▸ Instruction
Retype, word for word, the lines between the ones holding "Recreate this image" and "import numpy as np", inclusive; pictures stay out of the copy.

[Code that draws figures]
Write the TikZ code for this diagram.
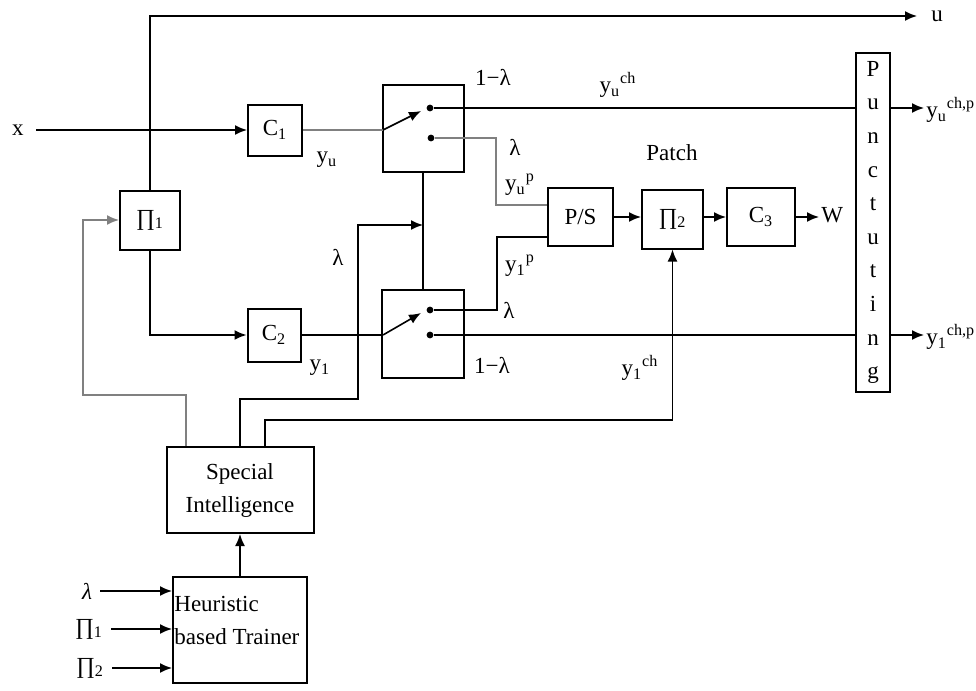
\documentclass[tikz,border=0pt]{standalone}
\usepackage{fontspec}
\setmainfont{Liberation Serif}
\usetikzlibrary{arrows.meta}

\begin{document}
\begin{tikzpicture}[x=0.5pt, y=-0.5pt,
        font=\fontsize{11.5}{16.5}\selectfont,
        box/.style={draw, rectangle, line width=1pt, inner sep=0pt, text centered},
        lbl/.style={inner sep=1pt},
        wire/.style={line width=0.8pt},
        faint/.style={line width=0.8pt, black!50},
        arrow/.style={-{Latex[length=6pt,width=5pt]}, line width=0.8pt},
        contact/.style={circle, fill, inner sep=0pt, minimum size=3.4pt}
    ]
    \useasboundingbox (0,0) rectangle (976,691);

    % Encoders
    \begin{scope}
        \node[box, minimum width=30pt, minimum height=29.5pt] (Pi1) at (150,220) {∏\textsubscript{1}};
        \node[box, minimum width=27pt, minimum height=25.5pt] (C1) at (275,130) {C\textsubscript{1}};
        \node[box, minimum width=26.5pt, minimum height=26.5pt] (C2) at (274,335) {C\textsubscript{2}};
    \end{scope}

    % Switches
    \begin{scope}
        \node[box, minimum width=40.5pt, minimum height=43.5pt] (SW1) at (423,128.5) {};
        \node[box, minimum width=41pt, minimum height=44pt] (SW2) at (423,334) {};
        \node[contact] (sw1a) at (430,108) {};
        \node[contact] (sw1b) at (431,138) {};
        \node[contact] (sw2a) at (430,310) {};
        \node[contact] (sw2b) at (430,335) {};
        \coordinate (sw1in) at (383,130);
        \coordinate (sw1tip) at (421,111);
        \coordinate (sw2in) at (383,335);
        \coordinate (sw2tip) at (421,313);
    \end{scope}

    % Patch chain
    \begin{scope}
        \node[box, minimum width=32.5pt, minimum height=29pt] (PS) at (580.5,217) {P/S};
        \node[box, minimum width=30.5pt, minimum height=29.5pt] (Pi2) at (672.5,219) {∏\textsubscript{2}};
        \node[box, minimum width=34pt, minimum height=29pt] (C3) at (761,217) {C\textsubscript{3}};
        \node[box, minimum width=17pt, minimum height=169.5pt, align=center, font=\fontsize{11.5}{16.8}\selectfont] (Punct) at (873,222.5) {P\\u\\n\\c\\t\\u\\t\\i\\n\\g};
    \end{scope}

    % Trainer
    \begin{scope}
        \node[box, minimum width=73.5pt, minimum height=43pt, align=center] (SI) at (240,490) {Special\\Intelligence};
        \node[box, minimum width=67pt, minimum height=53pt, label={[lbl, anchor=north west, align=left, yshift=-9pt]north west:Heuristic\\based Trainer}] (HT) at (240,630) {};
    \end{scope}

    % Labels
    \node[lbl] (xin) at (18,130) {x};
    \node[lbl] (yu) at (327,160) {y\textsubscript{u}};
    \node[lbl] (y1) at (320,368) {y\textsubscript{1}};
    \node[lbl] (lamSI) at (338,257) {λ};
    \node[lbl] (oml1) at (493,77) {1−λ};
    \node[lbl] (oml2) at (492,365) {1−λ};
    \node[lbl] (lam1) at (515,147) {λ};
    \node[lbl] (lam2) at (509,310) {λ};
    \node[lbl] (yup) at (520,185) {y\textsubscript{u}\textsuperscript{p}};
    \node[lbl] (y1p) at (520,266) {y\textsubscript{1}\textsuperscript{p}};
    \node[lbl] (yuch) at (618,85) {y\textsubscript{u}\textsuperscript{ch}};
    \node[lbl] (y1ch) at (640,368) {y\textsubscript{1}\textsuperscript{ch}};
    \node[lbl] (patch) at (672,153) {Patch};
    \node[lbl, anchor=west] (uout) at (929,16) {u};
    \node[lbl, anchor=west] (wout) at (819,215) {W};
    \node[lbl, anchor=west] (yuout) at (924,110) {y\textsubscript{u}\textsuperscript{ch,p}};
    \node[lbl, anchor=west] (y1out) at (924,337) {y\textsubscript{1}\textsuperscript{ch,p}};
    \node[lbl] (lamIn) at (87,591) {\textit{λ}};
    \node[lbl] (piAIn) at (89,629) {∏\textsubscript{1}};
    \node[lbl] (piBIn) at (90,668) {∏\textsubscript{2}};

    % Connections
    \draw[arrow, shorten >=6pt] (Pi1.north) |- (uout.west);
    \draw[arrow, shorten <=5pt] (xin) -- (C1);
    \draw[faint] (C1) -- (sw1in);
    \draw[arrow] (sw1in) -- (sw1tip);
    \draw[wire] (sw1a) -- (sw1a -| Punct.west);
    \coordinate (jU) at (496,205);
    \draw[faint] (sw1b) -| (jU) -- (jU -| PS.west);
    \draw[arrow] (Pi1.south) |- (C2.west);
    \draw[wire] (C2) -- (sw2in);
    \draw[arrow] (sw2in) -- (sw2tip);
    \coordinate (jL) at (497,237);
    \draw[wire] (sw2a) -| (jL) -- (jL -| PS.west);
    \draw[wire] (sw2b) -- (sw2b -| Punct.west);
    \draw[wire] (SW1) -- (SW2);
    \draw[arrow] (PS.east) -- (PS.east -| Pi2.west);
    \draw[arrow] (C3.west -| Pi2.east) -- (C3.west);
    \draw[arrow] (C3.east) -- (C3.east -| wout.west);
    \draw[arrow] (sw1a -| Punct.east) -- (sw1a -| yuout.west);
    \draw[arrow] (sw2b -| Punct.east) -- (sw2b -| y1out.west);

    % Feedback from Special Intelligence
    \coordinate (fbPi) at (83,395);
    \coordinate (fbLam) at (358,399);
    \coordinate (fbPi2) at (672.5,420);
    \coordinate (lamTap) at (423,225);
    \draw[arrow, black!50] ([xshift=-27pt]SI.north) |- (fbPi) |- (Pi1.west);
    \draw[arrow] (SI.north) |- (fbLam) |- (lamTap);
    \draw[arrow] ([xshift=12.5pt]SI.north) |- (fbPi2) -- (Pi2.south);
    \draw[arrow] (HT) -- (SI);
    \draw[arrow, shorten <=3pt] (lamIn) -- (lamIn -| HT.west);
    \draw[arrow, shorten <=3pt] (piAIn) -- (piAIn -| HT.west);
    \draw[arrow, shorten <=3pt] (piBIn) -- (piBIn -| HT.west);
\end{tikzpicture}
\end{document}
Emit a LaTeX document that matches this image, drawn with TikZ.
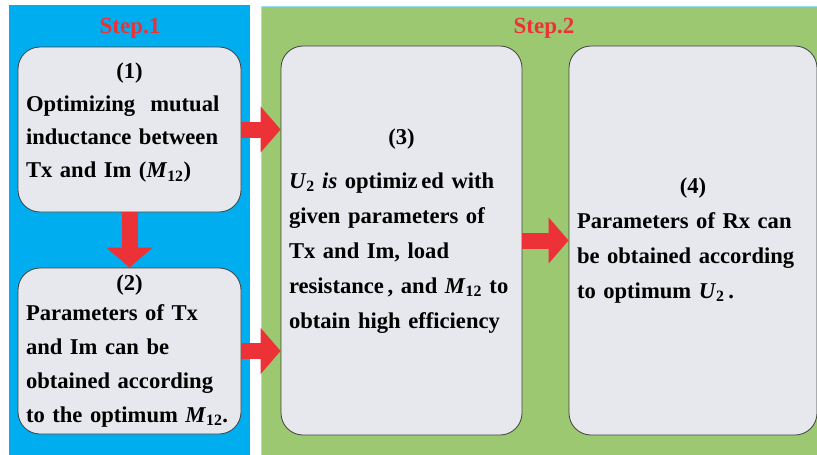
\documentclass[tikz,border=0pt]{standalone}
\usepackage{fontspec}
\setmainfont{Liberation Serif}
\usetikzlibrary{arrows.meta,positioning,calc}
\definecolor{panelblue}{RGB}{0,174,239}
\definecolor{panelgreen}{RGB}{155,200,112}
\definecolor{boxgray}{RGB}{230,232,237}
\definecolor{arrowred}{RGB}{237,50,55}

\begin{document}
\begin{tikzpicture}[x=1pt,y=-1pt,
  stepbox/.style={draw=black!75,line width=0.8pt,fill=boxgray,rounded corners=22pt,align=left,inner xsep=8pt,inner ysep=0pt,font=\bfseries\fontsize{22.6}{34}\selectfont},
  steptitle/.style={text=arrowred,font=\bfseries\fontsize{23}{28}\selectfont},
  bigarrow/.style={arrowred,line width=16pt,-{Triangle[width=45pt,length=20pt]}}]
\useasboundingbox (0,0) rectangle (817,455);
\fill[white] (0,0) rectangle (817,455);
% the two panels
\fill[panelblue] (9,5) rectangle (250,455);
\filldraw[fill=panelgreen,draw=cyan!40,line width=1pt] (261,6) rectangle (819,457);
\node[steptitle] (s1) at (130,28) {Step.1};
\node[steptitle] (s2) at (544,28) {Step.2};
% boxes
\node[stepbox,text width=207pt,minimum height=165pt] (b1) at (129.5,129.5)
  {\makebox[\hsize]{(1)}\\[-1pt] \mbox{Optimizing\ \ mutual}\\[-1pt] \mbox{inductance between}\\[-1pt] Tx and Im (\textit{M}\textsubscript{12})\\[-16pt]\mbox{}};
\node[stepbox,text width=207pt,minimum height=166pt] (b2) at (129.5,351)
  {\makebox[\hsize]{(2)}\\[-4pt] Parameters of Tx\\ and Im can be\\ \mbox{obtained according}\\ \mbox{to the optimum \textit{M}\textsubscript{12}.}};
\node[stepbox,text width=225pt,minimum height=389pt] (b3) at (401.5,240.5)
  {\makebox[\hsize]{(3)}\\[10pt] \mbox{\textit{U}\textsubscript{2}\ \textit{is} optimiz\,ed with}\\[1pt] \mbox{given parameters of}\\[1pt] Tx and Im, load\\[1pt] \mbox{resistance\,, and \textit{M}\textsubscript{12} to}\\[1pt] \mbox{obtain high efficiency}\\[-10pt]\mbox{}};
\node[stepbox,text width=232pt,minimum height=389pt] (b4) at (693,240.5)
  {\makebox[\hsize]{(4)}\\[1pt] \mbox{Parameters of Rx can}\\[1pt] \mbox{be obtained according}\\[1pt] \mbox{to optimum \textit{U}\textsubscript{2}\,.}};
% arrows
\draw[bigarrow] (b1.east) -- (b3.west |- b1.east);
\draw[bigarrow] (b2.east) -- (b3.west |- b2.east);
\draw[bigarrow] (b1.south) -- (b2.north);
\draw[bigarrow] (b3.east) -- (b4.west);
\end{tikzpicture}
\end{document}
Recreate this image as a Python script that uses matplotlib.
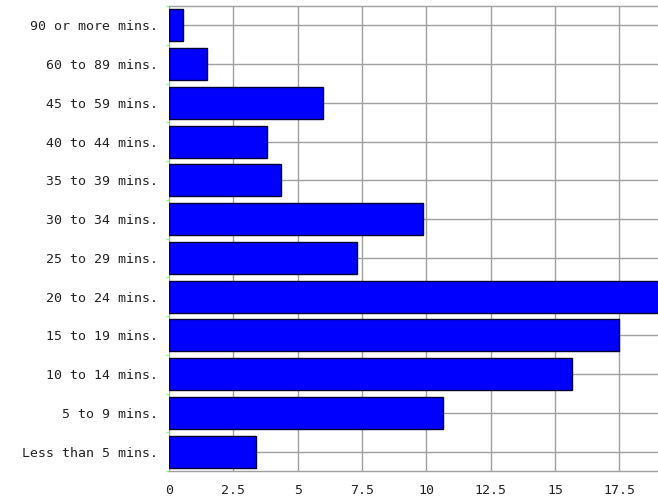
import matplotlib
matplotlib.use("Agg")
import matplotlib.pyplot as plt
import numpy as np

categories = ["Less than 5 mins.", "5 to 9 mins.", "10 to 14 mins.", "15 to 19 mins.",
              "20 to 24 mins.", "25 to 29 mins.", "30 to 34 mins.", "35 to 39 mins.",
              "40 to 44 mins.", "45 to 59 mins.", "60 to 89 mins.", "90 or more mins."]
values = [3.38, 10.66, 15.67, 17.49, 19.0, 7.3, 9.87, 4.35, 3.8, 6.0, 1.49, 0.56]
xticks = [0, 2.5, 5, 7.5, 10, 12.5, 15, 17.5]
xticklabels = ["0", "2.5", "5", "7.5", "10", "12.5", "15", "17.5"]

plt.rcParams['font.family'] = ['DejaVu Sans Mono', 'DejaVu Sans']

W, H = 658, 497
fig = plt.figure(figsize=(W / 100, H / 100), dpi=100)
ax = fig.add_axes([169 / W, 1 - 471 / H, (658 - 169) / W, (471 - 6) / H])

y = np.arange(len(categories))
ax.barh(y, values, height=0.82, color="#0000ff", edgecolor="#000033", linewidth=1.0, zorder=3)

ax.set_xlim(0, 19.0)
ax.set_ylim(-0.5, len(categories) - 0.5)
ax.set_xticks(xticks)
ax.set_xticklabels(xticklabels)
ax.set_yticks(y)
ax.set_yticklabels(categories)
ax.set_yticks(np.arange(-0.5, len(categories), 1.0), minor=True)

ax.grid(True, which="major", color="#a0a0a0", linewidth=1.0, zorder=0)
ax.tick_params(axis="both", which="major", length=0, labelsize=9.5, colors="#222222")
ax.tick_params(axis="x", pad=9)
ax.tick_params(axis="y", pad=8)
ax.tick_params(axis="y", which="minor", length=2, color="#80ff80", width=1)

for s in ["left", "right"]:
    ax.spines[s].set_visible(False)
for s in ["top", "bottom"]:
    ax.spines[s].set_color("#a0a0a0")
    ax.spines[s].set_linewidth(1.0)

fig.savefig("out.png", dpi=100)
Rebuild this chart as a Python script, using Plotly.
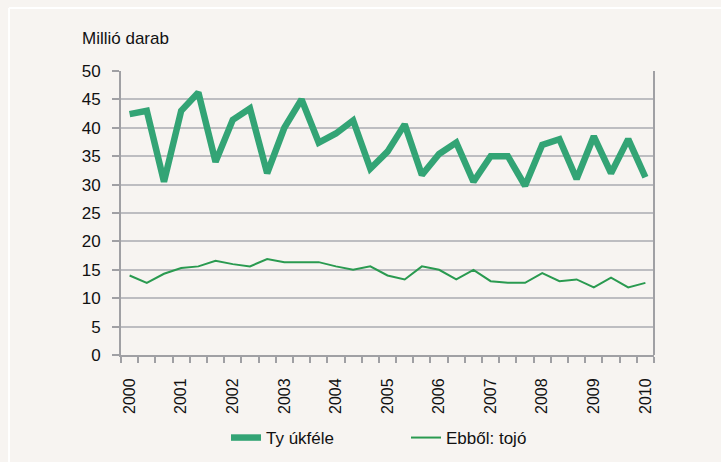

▸ Exercise result
Recreate this image as a Python script that uses matplotlib.
import matplotlib
matplotlib.use("Agg")
import matplotlib.pyplot as plt
import numpy as np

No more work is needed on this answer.